Speaker: Scott Sheffield, UC Berkeley
Location: 693 Kerr
Start time: Tue, Oct 5 2004, 3:10PM

A hiker holding an analog altimeter (with a needle indicating altitude modulo a constant $\chi$) in one hand and a compass in the other traces an altimeter-compass ray (ACR) by walking in such a way that the altimeter and compass needles are always aligned (and thus direction is a linear function of altitude). Formally, if the terrain is described by a smooth real-valued function $h$ on a planar domain, an ACR is a flow line of one of the complex vector fields $e^{2\pi i (\alpha + h/\chi)}$ (where $\alpha \in [0, 1)$ depends on how the hiker holds the altimeter). When $h$ is constant, the ACRs are the rays of Euclidean geometry. We show how to construct contour lines and ACRs when $h$ is a certain wildly fluctuating random distribution called the Gaussian free field.
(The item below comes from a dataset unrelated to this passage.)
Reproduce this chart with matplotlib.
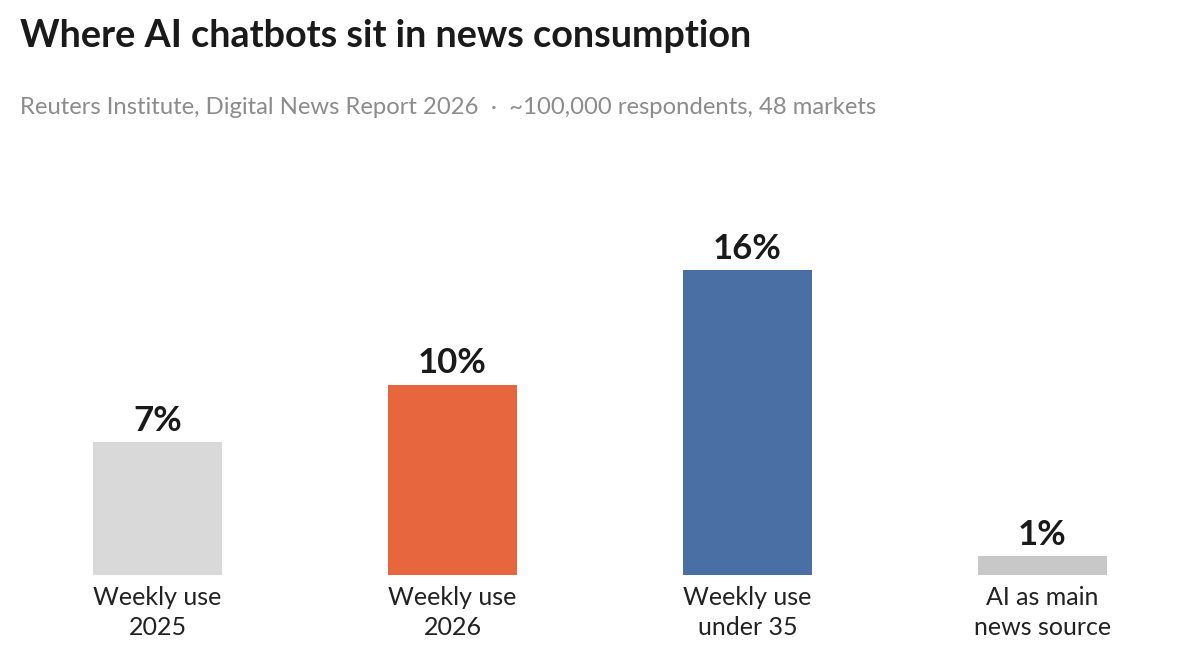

In this case, the ACRs are random fractal paths whose Hausdorff dimensiondepends on $\chi$, and the contour lines of $h$ are random fractal loops with dimension $3/2$. We relate these random collections of fractal rays and loops to the celebrated Schramm-Loewner evolution and use them to describe solutions to some longstanding open problems from statistical physics. This talk is based on joint work with Oded Schramm.